**Short problem:** Starting at the first line of the listing below, repeat each line up to and including the one containing "import plotly.graph_objects as go". Leave out pictures.

--- Start ---

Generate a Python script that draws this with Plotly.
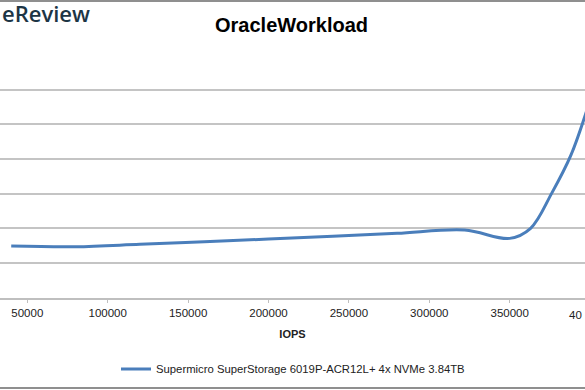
import plotly.graph_objects as go

# Data (y-axis labels are cropped, values in grid units)
iops = [40000, 80000, 120000, 160000, 200000, 240000, 280000, 322000,
        350000, 363000, 376000, 388000, 400000]
latency = [1.49, 1.47, 1.54, 1.615, 1.69, 1.77, 1.855, 1.95,
           1.71, 2.0, 3.0, 4.1, 5.7]
series_name = "Supermicro SuperStorage 6019P-ACR12L+ 4x NVMe 3.84TB"
x_ticks = [50000, 100000, 150000, 200000, 250000, 300000, 350000]
chart_title = "OracleWorkload"
x_title = "IOPS"

W, H = 585, 390
top, bottom = 54.5, 297.7


def py(px):
    """pixel row -> paper y (paper covers whole figure)"""
    return 1 - px / H


fig = go.Figure()
fig.add_trace(go.Scatter(
    x=iops, y=latency, mode="lines", name=series_name,
    line=dict(color="#4a7ebb", width=3, shape="spline", smoothing=1.0),
))

frame_axis = dict(overlaying="x", anchor="free", showline=True, linecolor="#8f8f8f", linewidth=2,
                  showgrid=False, zeroline=False, showticklabels=False, ticks="", range=[0, 1],
                  automargin=False, fixedrange=True)

fig.update_layout(
    width=W, height=H,
    margin=dict(l=0, r=0, t=0, b=0, pad=0, autoexpand=False),
    paper_bgcolor="white", plot_bgcolor="white",
    font=dict(family="Liberation Sans, Arial, sans-serif", size=11, color="#222"),
    title=dict(text=chart_title, x=291.5 / W, xanchor="center",
               y=py(25), yanchor="middle",
               font=dict(size=20, color="#000", family="Liberation Sans, Arial, sans-serif", weight="bold")),
    xaxis=dict(range=[33020, 396830], tickvals=x_ticks, ticktext=[str(v) for v in x_ticks],
               automargin=False,
               showgrid=False, zeroline=False, showline=True, linecolor="#bfbfbf", linewidth=1.5,
               ticks="outside", ticklen=4, tickcolor="#bfbfbf", tickwidth=1,
               tickfont=dict(size=11.5, color="#222"),
               title=dict(text="<b>" + x_title + "</b>", font=dict(size=11, color="#222"), standoff=12)),
    xaxis2=dict(frame_axis, position=py(1)),
    xaxis3=dict(frame_axis, position=py(388)),
    yaxis=dict(domain=[py(bottom), py(top)], range=[0, 7.01], tickvals=[1, 2, 3, 4, 5, 6, 7],
               showgrid=True, gridcolor="#c4c4c4", gridwidth=1.5,
               automargin=False,
               zeroline=False, showticklabels=False, ticks=""),
    showlegend=True,
    legend=dict(orientation="h", x=293 / W, xanchor="center",
                y=py(369), yanchor="middle",
                font=dict(size=11.3, color="#222"), bgcolor="rgba(0,0,0,0)"),
    shapes=[
        dict(type="line", xref="paper", yref="paper", x0=0, x1=1,
             y0=py(1), y1=py(1), line=dict(color="#8f8f8f", width=2), layer="above"),
        dict(type="line", xref="paper", yref="paper", x0=0, x1=1,
             y0=py(388), y1=py(388), line=dict(color="#8f8f8f", width=2), layer="above"),
    ],
    annotations=[
        dict(text="eReview", xref="paper", yref="paper", x=0, xanchor="left",
             y=py(13), yanchor="middle", showarrow=False,
             font=dict(family="Open Sans, sans-serif", size=22, color="#1d3545", weight=600)),
        dict(text="40", xref="paper", yref="paper", x=1, xanchor="right", xshift=-1,
             y=py(315), yanchor="middle", showarrow=False,
             font=dict(size=11.5, color="#222")),
    ],
)

fig.write_html("out.html", config={"displayModeBar": False},
               post_script="document.body.style.margin='0';document.body.style.overflow='hidden';")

--- End ---

**Result:**
Generate a Python script that draws this with Plotly.
import plotly.graph_objects as go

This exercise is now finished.